Valerie Gilmore February 19, 2012 at 04:37 PM
When the 2011-2012 school year began, I was happy to see the two blocks of time listed although quite odd start and stop times, i.e. 2:03 p.m. When the multiple times were listed, I thought how distracting; it seemed I was constantly checking times. I'm glad to see the block of times are back; huge sigh of relief but still get a chuckle on the odd times. Regarding the proposed solution of "blinking signage" my feeling is that it won't work as good, and I say that only because of the multiple exits on that stretch of Bogie Lake Road (i.e., side streets, residential, business and school); that would be a lot of blinking signs to keep all motorists aware of school zone times. Let's keep it simple and cost effective. Although this probably wouldn't be a popular solution, how about a permanent 25 mph speed limit change in the school zone area (seven days a week); there are so many activities going on during non-school hours that it makes good sense to me. As always, communication would be key between city, county, and school district.

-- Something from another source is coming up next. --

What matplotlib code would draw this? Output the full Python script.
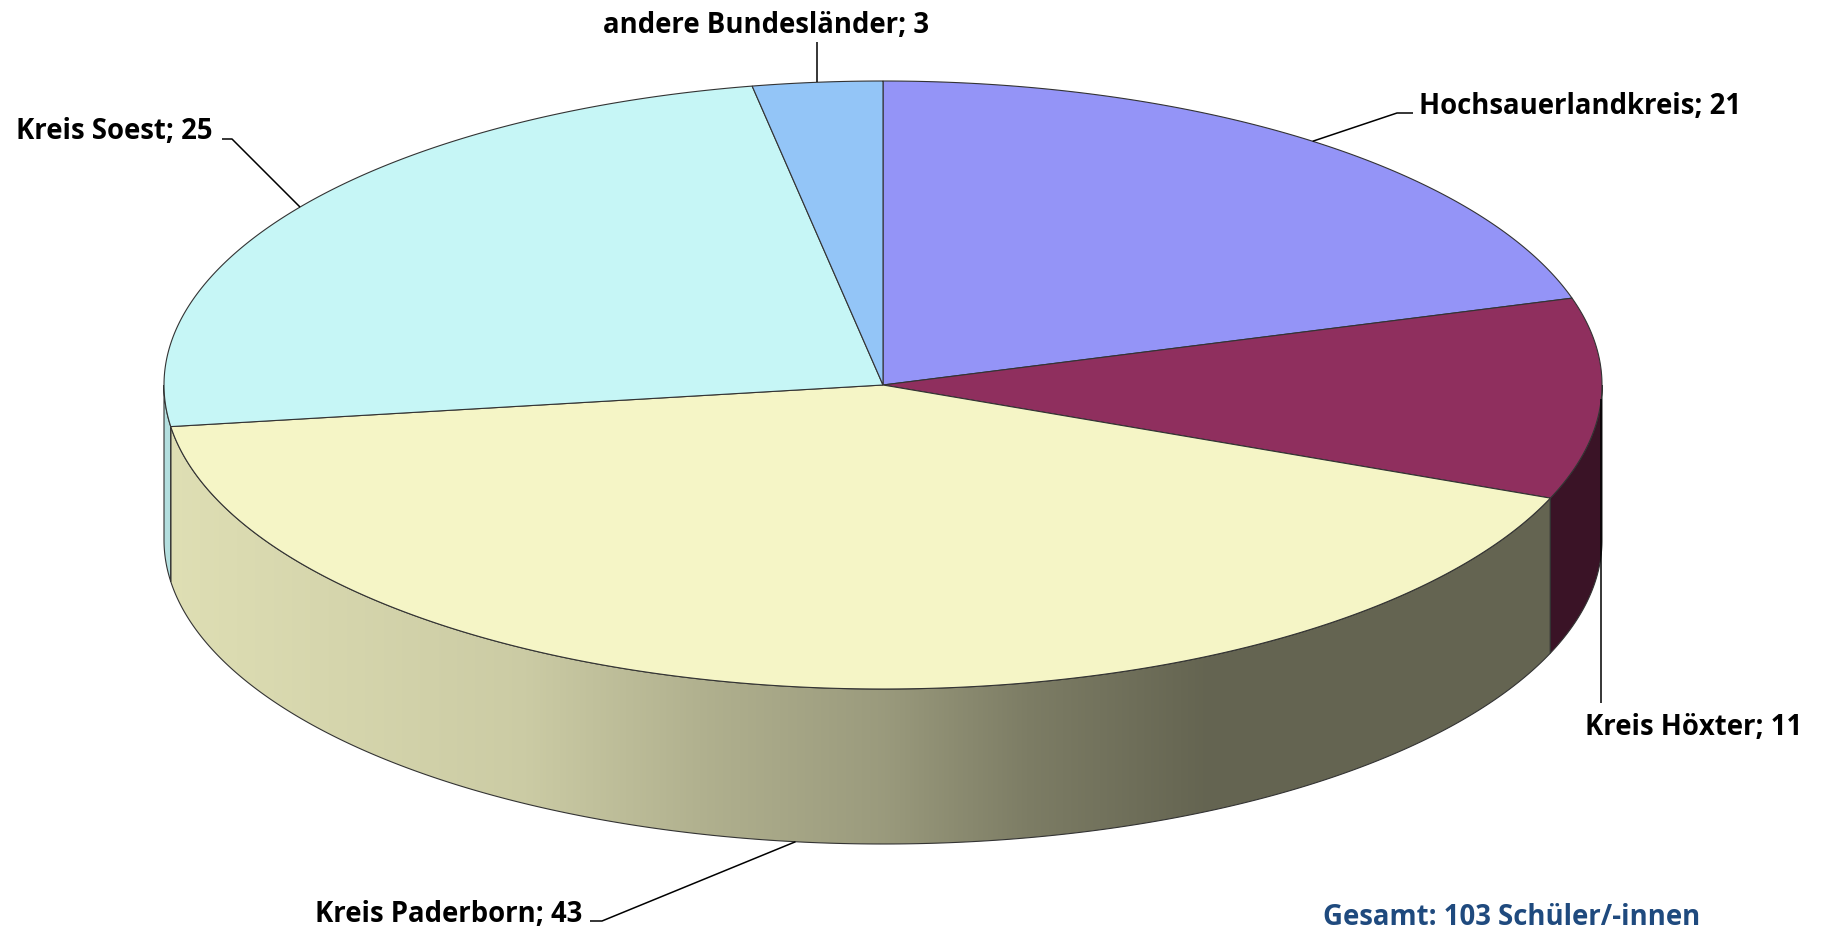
import numpy as np
import matplotlib.pyplot as plt
from matplotlib.colors import to_rgb
from matplotlib.patches import Polygon

# data
labels = ["Hochsauerlandkreis", "Kreis Höxter", "Kreis Paderborn", "Kreis Soest", "andere Bundesländer"]
values = [21, 11, 43, 25, 3]
colors = ["#9494F7", "#8F2F5E", "#F5F5C6", "#C6F6F6", "#93C5F7"]
total_text = "Gesamt: 103 Schüler/-innen"

W, H = 1826, 931
CX, CY, RX, RY, DEPTH = 883, 385, 719, 304, 155
EDGE = "#333333"
FONT = "Open Sans"
FS = 19.8


def ellipse_pt(theta_deg, dy=0.0):
    # angle measured clockwise from 12 o'clock, pixel coords (y down)
    t = np.radians(theta_deg)
    return CX + RX * np.sin(t), CY - RY * np.cos(t) + dy


def shade(x):
    u = (x - CX) / RX
    return np.interp(u, [-1, -0.5, -0.25, 0, 0.2, 0.45, 1],
                     [0.91, 0.83, 0.72, 0.63, 0.51, 0.41, 0.41])


fig = plt.figure(figsize=(W / 100, H / 100), dpi=100)
ax = fig.add_axes([0, 0, 1, 1])
ax.axis("off")

bounds = np.concatenate([[0], np.cumsum(values)]) / sum(values) * 360

# visible side walls (front half of the cylinder)
for (a, b), col in zip(zip(bounds[:-1], bounds[1:]), colors):
    lo, hi = max(a, 90), min(b, 270)
    if lo >= hi:
        continue
    th = np.linspace(lo, hi, 300)
    xs, ys = ellipse_pt(th)
    pts = np.column_stack([np.r_[xs, xs[::-1]], np.r_[ys, ys[::-1] + DEPTH]])
    clip = Polygon(pts, closed=True, facecolor="none", edgecolor="none")
    ax.add_patch(clip)
    x0, x1 = xs.min(), xs.max()
    xg = np.linspace(x0, x1, max(int(x1 - x0), 2))
    img = (shade(xg)[:, None] * np.array(to_rgb(col)))[None, :, :]
    im = ax.imshow(img, extent=[x0, x1, ys.max() + DEPTH, ys.min()],
                   aspect="auto", interpolation="bilinear", zorder=1)
    im.set_clip_path(clip)
    ax.add_patch(Polygon(pts, closed=True, facecolor="none", edgecolor=EDGE,
                         linewidth=0.8, zorder=2))

# top faces
for (a, b), col in zip(zip(bounds[:-1], bounds[1:]), colors):
    th = np.linspace(a, b, 300)
    xs, ys = ellipse_pt(th)
    pts = np.column_stack([np.r_[CX, xs], np.r_[CY, ys]])
    ax.add_patch(Polygon(pts, closed=True, facecolor=col, edgecolor=EDGE,
                         linewidth=0.8, zorder=3))

# labels with leader lines
mids = (bounds[:-1] + bounds[1:]) / 2
anchors = {}
for name, m in zip(labels, mids):
    front = 90 < m < 270
    anchors[name] = ellipse_pt(m, DEPTH if front and name == "Kreis Paderborn" else 0)

leaders = {
    "Hochsauerlandkreis": [(1397, 113), (1413, 113)],
    "Kreis Höxter": [(anchors["Kreis Höxter"][0], 703)],
    "Kreis Paderborn": [(602, 921), (590, 921)],
    "Kreis Soest": [(232, 139), (222, 139)],
    "andere Bundesländer": [(anchors["andere Bundesländer"][0], 42)],
}
text_pos = {
    "Hochsauerlandkreis": (1419, 114, "left"),
    "Kreis Höxter": (1585, 735, "left"),
    "Kreis Paderborn": (582, 922, "right"),
    "Kreis Soest": (213, 139, "right"),
    "andere Bundesländer": (766, 33, "center"),
}

for name, v in zip(labels, values):
    ax_, ay_ = anchors[name]
    path = [(ax_, ay_)] + leaders[name]
    px, py = zip(*path)
    ax.plot(px, py, color="black", linewidth=1.1, zorder=4, solid_capstyle="butt")
    tx, ty, ha = text_pos[name]
    ax.text(tx, ty, f"{name}; {v}", ha=ha, va="baseline", fontsize=FS,
            fontweight="bold", family=FONT, color="black", zorder=5)

ax.text(1323, 925, total_text, ha="left", va="baseline", fontsize=FS,
        fontweight="bold", family=FONT, color="#1F4A7E", zorder=5)

ax.set_xlim(0, W)
ax.set_ylim(H, 0)
fig.savefig("out.png", dpi=100)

Greg Smith February 29, 2012 at 05:36 PM
Yellow Flashing Lights are a Must! Especially since Oakland County Road Commission and I believe White Lake Township are willing to help with cost of both lights. Or as Valerie Gilmore stated above, have a permanent 25 mph speed limit change thru that stretch of the School zone.
Alan Stamm April 01, 2012 at 03:38 PM
This tale of government gone wild vaults from White Lake Patch to The New York Times, where today's Sunday magazine has a short item on what may be the oddest traffic sign ever.